Saturday, April 2


Whether Sandy Berger had served a Republican administration, as its top national security advisor, or a Democratic administration -- that of former President Clinton's -- as he did, the crime and deception he perpetrated in purposefully removing classified documents from the National Archives, destroying certain copies with scissors, and subsequently first denying outright the charges leveled against him, are an outrage, as is the plea bargain deal the Justice Department negotiated with him. Neither justice nor national security interests has been served and the entire disposition of this case smacks of a crass political deal. It makes one wonder what the political quid pro quo was for Mr. Berger to go quietly into the night with but a mere wrist slap. What were the IOUs he was able to call in and who owed him? The whole affair leaves the pungent smell of an "insider deal" that wafts through the ranks of republicans and democrats alike. Berger's crime was no mere misjudgement -- not by a man of his background and former rank. It was a stealth theft gone awry and his egregious conduct had everything to do with his preparation for testifying before a "9/11" commission inquiry. Kevin Drum's reaction is typical of the Left: "What was he (Berger) thinking?"

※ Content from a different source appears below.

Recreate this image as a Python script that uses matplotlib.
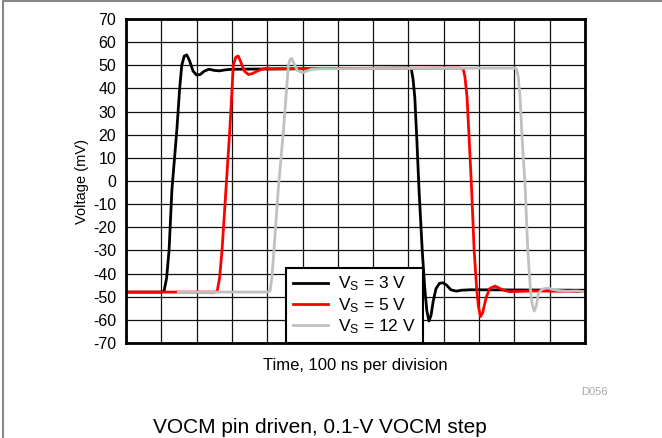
import matplotlib
matplotlib.use('Agg')
import matplotlib.pyplot as plt
from matplotlib.lines import Line2D
import numpy as np

plt.rcParams['font.family'] = ['Liberation Sans', 'DejaVu Sans']
plt.rcParams['mathtext.default'] = 'regular'
plt.rcParams['axes.unicode_minus'] = False

# time in ns, voltage in mV
t_3v = [0, 100, 108, 115, 122, 130, 144, 152, 158, 165, 172, 180, 190, 200, 210, 222, 235,
        250, 265, 280, 300, 400, 600, 800, 808, 813, 818, 824, 830, 839, 846, 852, 858,
        864, 870, 878, 888, 898, 908, 920, 935, 950, 975, 1300]
v_3v = [-48, -48, -47.5, -42, -30, -4, 22, 40, 50, 54, 54.5, 52, 47.5, 45.8, 46, 47.5, 48.3,
        47.8, 47.6, 48, 48.3, 48.4, 48.6, 48.8, 48.5, 44, 36, 17, -4, -30, -46, -56, -60.5,
        -58, -52, -46.5, -44.2, -44, -45, -47, -47.6, -47.2, -47, -47.2]

t_5v = [0, 250, 258, 265, 272, 283, 294, 304, 311, 318, 325, 335, 347, 359, 372, 385, 398,
        412, 430, 600, 945, 955, 960, 966, 972, 979, 986, 993, 998, 1004, 1010, 1016, 1021,
        1030, 1045, 1057, 1068, 1085, 1100, 1150, 1300]
v_5v = [-48, -48, -47.8, -42, -30, -4, 22, 50, 53.5, 54, 51.5, 47.5, 46, 46.5, 47.5, 48.3, 48.7,
        48.4, 48.5, 48.6, 48.8, 48.5, 45, 36, 18, -4, -30, -46, -54, -58.6, -57, -53, -50,
        -46.5, -45.4, -46.3, -47.1, -47.8, -47.8, -47.5, -47.8]

t_12v = [148, 400, 408, 413, 419, 431, 446, 460, 465, 469, 475, 485, 500, 512, 525, 545, 700,
         1098, 1106, 1111, 1116, 1122, 1130, 1138, 1145, 1150, 1156, 1162, 1168, 1178, 1190,
         1199, 1212, 1229, 1250, 1275, 1300]
v_12v = [-48, -48, -47.5, -42, -30, -4, 22, 50, 52.5, 53, 51, 47.8, 46.8, 47.5, 48.3, 48.5, 48.6,
         48.8, 48.5, 45, 36, 18, -1, -30, -46, -53, -56.2, -54, -48.6, -46.8, -46.3,
         -46.4, -47, -47.4, -47.6, -47.5, -47.8]

labels = ['V$_S$ = 3 V', 'V$_S$ = 5 V', 'V$_S$ = 12 V']
colors = ['black', '#ff0000', '#c0c0c0']

fig = plt.figure(figsize=(6.62, 4.38), dpi=100)
ax = fig.add_axes([0.1903, 0.2169, 0.6934, 0.7397])

ax.plot(t_3v, v_3v, color=colors[0], lw=2, label=labels[0], zorder=3)
ax.plot(t_5v, v_5v, color=colors[1], lw=2, label=labels[1], zorder=4)
ax.plot(t_12v, v_12v, color=colors[2], lw=2, label=labels[2], zorder=5)

ax.set_xlim(0, 1300)
ax.set_ylim(-70, 70)
ax.set_xticks(np.arange(0, 1301, 100))
ax.set_xticklabels([])
ax.set_yticks(np.arange(-70, 71, 10))
ax.tick_params(length=0, labelsize=11.5, pad=7)
ax.grid(True, color='#111111', lw=0.9)
ax.set_axisbelow(True)
for s in ax.spines.values():
    s.set_linewidth(2)
    s.set_zorder(6)

ax.set_xlabel('Time, 100 ns per division', fontsize=12, labelpad=4)
ax.set_ylabel('Voltage (mV)', fontsize=10.5, labelpad=3)

leg = ax.legend(loc='lower left', bbox_to_anchor=(0.349, 0.0), borderaxespad=0,
                fontsize=12.5, frameon=True, fancybox=False, framealpha=1,
                edgecolor='black', handlelength=2, labelspacing=0.15,
                borderpad=0.4, handletextpad=0.6)
leg.get_frame().set_linewidth(1.5)
leg.set_zorder(7)

fig.text(0.918, 0.105, 'D056', fontsize=8, color='#aaaaaa', ha='right', va='center')
fig.text(0.483, 0.025, 'VOCM pin driven, 0.1-V VOCM step', fontsize=15, ha='center', va='center')

# outer frame of the figure (top and left edges visible)
fig.add_artist(Line2D([0.005, 0.005], [0, 0.997], transform=fig.transFigure, color='#888888', lw=1.5))
fig.add_artist(Line2D([0.005, 1], [0.997, 0.997], transform=fig.transFigure, color='#888888', lw=1.5))

fig.savefig('out.png', dpi=100)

Well, Kevin, he was thinking: "How do I get these documents out of here clandestinely, so that I can destroy them?" "Bizzare" -- yes! "Inexplicable" -- hardly! He went to the Archives to either find certain classified documents that concerned him or to pour through classified documents to determine whether any should. Pure and simple.

No, when all was said and done, Sandy Berger's was not "an honest" or "inadvertent" mistake, as he claimed at the time. You don't just inadvertently stuff your clothing and briefcase full of classified documents, secret them away from the National Archives, and then take scissors to some of them. A small crime and misdemeanor this was not, no matter how the Justice Department rehearsed the choreography.

More than just a bit ironic, isn't it, that the denouement of the Sandy Berger case came at the height of worldwide press coverage of Terri Schiavo's court-ordered death and this weekend's death vigil for Pope John Paul II, as if the Justice Department could bring the taint of what they've done in under the radar.

If something was once rotten in Denmark, it most assuredly stinks to high heaven now in Washington D.C.